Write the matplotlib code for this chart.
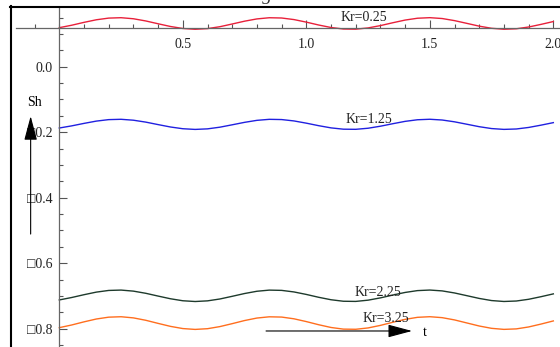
import matplotlib
matplotlib.use("Agg")
import matplotlib.pyplot as plt
from matplotlib.lines import Line2D
import numpy as np

plt.rcParams['font.family'] = ['Liberation Serif', 'DejaVu Serif']

# time samples
t = [round(0.05 * k, 2) for k in range(41)]

# Sherwood number for each Kr
sh_kr025 = [0.1192, 0.1266, 0.1354, 0.1433, 0.1484, 0.1496, 0.1464, 0.1397, 0.1311, 0.1228,
            0.1167, 0.1143, 0.1163, 0.1221, 0.1304, 0.1390, 0.1459, 0.1495, 0.1487, 0.1439,
            0.1361, 0.1273, 0.1197, 0.1151, 0.1146, 0.1184, 0.1255, 0.1342, 0.1424, 0.1480,
            0.1497, 0.1471, 0.1407, 0.1323, 0.1238, 0.1173, 0.1144, 0.1158, 0.1212, 0.1292,
            0.1379]
sh_kr125 = [-0.1872, -0.1807, -0.1731, -0.1661, -0.1616, -0.1606, -0.1634, -0.1692, -0.1768, -0.1841,
            -0.1894, -0.1915, -0.1898, -0.1847, -0.1774, -0.1699, -0.1638, -0.1607, -0.1614, -0.1656,
            -0.1724, -0.1801, -0.1868, -0.1908, -0.1912, -0.1879, -0.1817, -0.1741, -0.1669, -0.1620,
            -0.1605, -0.1628, -0.1683, -0.1757, -0.1832, -0.1889, -0.1914, -0.1902, -0.1855, -0.1785,
            -0.1708]
sh_kr225 = [-0.7122, -0.7048, -0.6962, -0.6883, -0.6832, -0.6821, -0.6853, -0.6919, -0.7004, -0.7086,
            -0.7147, -0.7170, -0.7150, -0.7093, -0.7011, -0.6926, -0.6857, -0.6822, -0.6830, -0.6878,
            -0.6954, -0.7041, -0.7116, -0.7162, -0.7167, -0.7129, -0.7059, -0.6973, -0.6893, -0.6837,
            -0.6820, -0.6846, -0.6909, -0.6992, -0.7076, -0.7141, -0.7169, -0.7155, -0.7102, -0.7023,
            -0.6937]
sh_kr325 = [-0.7968, -0.7887, -0.7791, -0.7704, -0.7648, -0.7635, -0.7670, -0.7743, -0.7838, -0.7929,
            -0.7996, -0.8022, -0.8000, -0.7936, -0.7846, -0.7751, -0.7675, -0.7637, -0.7645, -0.7698,
            -0.7783, -0.7879, -0.7963, -0.8013, -0.8018, -0.7977, -0.7899, -0.7804, -0.7715, -0.7653,
            -0.7634, -0.7663, -0.7732, -0.7825, -0.7918, -0.7989, -0.8021, -0.8006, -0.7947, -0.7859,
            -0.7763]

series = [sh_kr025, sh_kr125, sh_kr225, sh_kr325]
colors = ['#e8203a', '#2020e0', '#1e3a2c', '#ff6e1e']
labels = ['Kr=0.25', 'Kr=1.25', 'Kr=2.25', 'Kr=3.25']
label_pos = [(1.234, 0.141), (1.254, -0.172), (1.290, -0.700), (1.323, -0.779)]

x_major = [0.5, 1.0, 1.5, 2.0]
x_major_labels = ['0.5', '1.0', '1.5', '2.0']
y_major = [-0.8, -0.6, -0.4, -0.2, 0.0]
y_major_labels = ['\u25a10.8', '\u25a10.6', '\u25a10.4', '\u25a10.2', '0.0']

fig = plt.figure(figsize=(5.6, 3.47), dpi=100)
ax = fig.add_axes([16 / 560, 0, 544 / 560, 340 / 347])
ax.set_xlim(-0.1753, 2.027)
ax.set_ylim(-0.8559, 0.1823)

for ys, c in zip(series, colors):
    ax.plot(t, ys, color=c, lw=1.0)

for (lx, ly), txt in zip(label_pos, labels):
    ax.text(lx, ly, txt, ha='center', va='baseline', fontsize=10, color='#222222')

# axes crossing inside the plot
for s in ['top', 'right']:
    ax.spines[s].set_visible(False)
ax.spines['left'].set_position(('data', 0))
ax.spines['bottom'].set_position(('data', 0.118))
for s in ['left', 'bottom']:
    ax.spines[s].set_color('#666666')
    ax.spines[s].set_linewidth(0.9)

ax.set_xticks(x_major)
ax.set_xticklabels(x_major_labels)
ax.set_xticks([round(v, 2) for v in np.arange(-0.1, 2.01, 0.1)], minor=True)
ax.set_yticks(y_major)
ax.set_yticklabels(y_major_labels)
ax.set_yticks([round(v, 2) for v in np.arange(-0.85, 0.16, 0.05)], minor=True)

ax.tick_params(axis='both', which='both', direction='in', color='#555555', width=0.8,
               labelsize=10, labelcolor='#222222')
ax.tick_params(which='major', length=5.5)
ax.tick_params(which='minor', length=2.8)
ax.tick_params(axis='x', which='major', pad=7.0)
ax.tick_params(axis='y', which='major', pad=4.8)

# direction arrows
arrow_kw = dict(arrowstyle='-|>,head_length=15,head_width=4', mutation_scale=1,
                color='black', lw=0.8, shrinkA=0, shrinkB=0)
ax.annotate('', xy=(1.428, -0.807), xytext=(0.837, -0.807), arrowprops=arrow_kw,
            annotation_clip=False)
ax.annotate('', xy=(-0.116, -0.151), xytext=(-0.116, -0.511), arrowprops=arrow_kw,
            annotation_clip=False)
ax.text(1.478, -0.822, 't', ha='center', va='baseline', fontsize=10)
ax.text(-0.1016, -0.120, 'Sh', ha='center', va='baseline', fontsize=10)

# frame lines
fig.add_artist(Line2D([11 / 560, 11 / 560], [0, 1 - 6 / 347], color='black', lw=1.5,
                      transform=fig.transFigure))
fig.add_artist(Line2D([10 / 560, 1], [1 - 7 / 347, 1 - 7 / 347], color='black', lw=1.5,
                      transform=fig.transFigure))
fig.text(245 / 560, 1 - 0.5 / 347, 'Figure 6', ha='left', va='baseline', fontsize=14,
         style='italic', color='#333333')

fig.savefig('out.png', dpi=100)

______

» **Requirements**
Leave the pictures out and output the rest of the listing exactly.

» **Exercise solution**
Write the matplotlib code for this chart.
import matplotlib
matplotlib.use("Agg")
import matplotlib.pyplot as plt
from matplotlib.lines import Line2D
import numpy as np

plt.rcParams['font.family'] = ['Liberation Serif', 'DejaVu Serif']

# time samples
t = [round(0.05 * k, 2) for k in range(41)]

# Sherwood number for each Kr
sh_kr025 = [0.1192, 0.1266, 0.1354, 0.1433, 0.1484, 0.1496, 0.1464, 0.1397, 0.1311, 0.1228,
            0.1167, 0.1143, 0.1163, 0.1221, 0.1304, 0.1390, 0.1459, 0.1495, 0.1487, 0.1439,
            0.1361, 0.1273, 0.1197, 0.1151, 0.1146, 0.1184, 0.1255, 0.1342, 0.1424, 0.1480,
            0.1497, 0.1471, 0.1407, 0.1323, 0.1238, 0.1173, 0.1144, 0.1158, 0.1212, 0.1292,
            0.1379]
sh_kr125 = [-0.1872, -0.1807, -0.1731, -0.1661, -0.1616, -0.1606, -0.1634, -0.1692, -0.1768, -0.1841,
            -0.1894, -0.1915, -0.1898, -0.1847, -0.1774, -0.1699, -0.1638, -0.1607, -0.1614, -0.1656,
            -0.1724, -0.1801, -0.1868, -0.1908, -0.1912, -0.1879, -0.1817, -0.1741, -0.1669, -0.1620,
            -0.1605, -0.1628, -0.1683, -0.1757, -0.1832, -0.1889, -0.1914, -0.1902, -0.1855, -0.1785,
            -0.1708]
sh_kr225 = [-0.7122, -0.7048, -0.6962, -0.6883, -0.6832, -0.6821, -0.6853, -0.6919, -0.7004, -0.7086,
            -0.7147, -0.7170, -0.7150, -0.7093, -0.7011, -0.6926, -0.6857, -0.6822, -0.6830, -0.6878,
            -0.6954, -0.7041, -0.7116, -0.7162, -0.7167, -0.7129, -0.7059, -0.6973, -0.6893, -0.6837,
            -0.6820, -0.6846, -0.6909, -0.6992, -0.7076, -0.7141, -0.7169, -0.7155, -0.7102, -0.7023,
            -0.6937]
sh_kr325 = [-0.7968, -0.7887, -0.7791, -0.7704, -0.7648, -0.7635, -0.7670, -0.7743, -0.7838, -0.7929,
            -0.7996, -0.8022, -0.8000, -0.7936, -0.7846, -0.7751, -0.7675, -0.7637, -0.7645, -0.7698,
            -0.7783, -0.7879, -0.7963, -0.8013, -0.8018, -0.7977, -0.7899, -0.7804, -0.7715, -0.7653,
            -0.7634, -0.7663, -0.7732, -0.7825, -0.7918, -0.7989, -0.8021, -0.8006, -0.7947, -0.7859,
            -0.7763]

series = [sh_kr025, sh_kr125, sh_kr225, sh_kr325]
colors = ['#e8203a', '#2020e0', '#1e3a2c', '#ff6e1e']
labels = ['Kr=0.25', 'Kr=1.25', 'Kr=2.25', 'Kr=3.25']
label_pos = [(1.234, 0.141), (1.254, -0.172), (1.290, -0.700), (1.323, -0.779)]

x_major = [0.5, 1.0, 1.5, 2.0]
x_major_labels = ['0.5', '1.0', '1.5', '2.0']
y_major = [-0.8, -0.6, -0.4, -0.2, 0.0]
y_major_labels = ['\u25a10.8', '\u25a10.6', '\u25a10.4', '\u25a10.2', '0.0']

fig = plt.figure(figsize=(5.6, 3.47), dpi=100)
ax = fig.add_axes([16 / 560, 0, 544 / 560, 340 / 347])
ax.set_xlim(-0.1753, 2.027)
ax.set_ylim(-0.8559, 0.1823)

for ys, c in zip(series, colors):
    ax.plot(t, ys, color=c, lw=1.0)

for (lx, ly), txt in zip(label_pos, labels):
    ax.text(lx, ly, txt, ha='center', va='baseline', fontsize=10, color='#222222')

# axes crossing inside the plot
for s in ['top', 'right']:
    ax.spines[s].set_visible(False)
ax.spines['left'].set_position(('data', 0))
ax.spines['bottom'].set_position(('data', 0.118))
for s in ['left', 'bottom']:
    ax.spines[s].set_color('#666666')
    ax.spines[s].set_linewidth(0.9)

ax.set_xticks(x_major)
ax.set_xticklabels(x_major_labels)
ax.set_xticks([round(v, 2) for v in np.arange(-0.1, 2.01, 0.1)], minor=True)
ax.set_yticks(y_major)
ax.set_yticklabels(y_major_labels)
ax.set_yticks([round(v, 2) for v in np.arange(-0.85, 0.16, 0.05)], minor=True)

ax.tick_params(axis='both', which='both', direction='in', color='#555555', width=0.8,
               labelsize=10, labelcolor='#222222')
ax.tick_params(which='major', length=5.5)
ax.tick_params(which='minor', length=2.8)
ax.tick_params(axis='x', which='major', pad=7.0)
ax.tick_params(axis='y', which='major', pad=4.8)

# direction arrows
arrow_kw = dict(arrowstyle='-|>,head_length=15,head_width=4', mutation_scale=1,
                color='black', lw=0.8, shrinkA=0, shrinkB=0)
ax.annotate('', xy=(1.428, -0.807), xytext=(0.837, -0.807), arrowprops=arrow_kw,
            annotation_clip=False)
ax.annotate('', xy=(-0.116, -0.151), xytext=(-0.116, -0.511), arrowprops=arrow_kw,
            annotation_clip=False)
ax.text(1.478, -0.822, 't', ha='center', va='baseline', fontsize=10)
ax.text(-0.1016, -0.120, 'Sh', ha='center', va='baseline', fontsize=10)

# frame lines
fig.add_artist(Line2D([11 / 560, 11 / 560], [0, 1 - 6 / 347], color='black', lw=1.5,
                      transform=fig.transFigure))
fig.add_artist(Line2D([10 / 560, 1], [1 - 7 / 347, 1 - 7 / 347], color='black', lw=1.5,
                      transform=fig.transFigure))
fig.text(245 / 560, 1 - 0.5 / 347, 'Figure 6', ha='left', va='baseline', fontsize=14,
         style='italic', color='#333333')

fig.savefig('out.png', dpi=100)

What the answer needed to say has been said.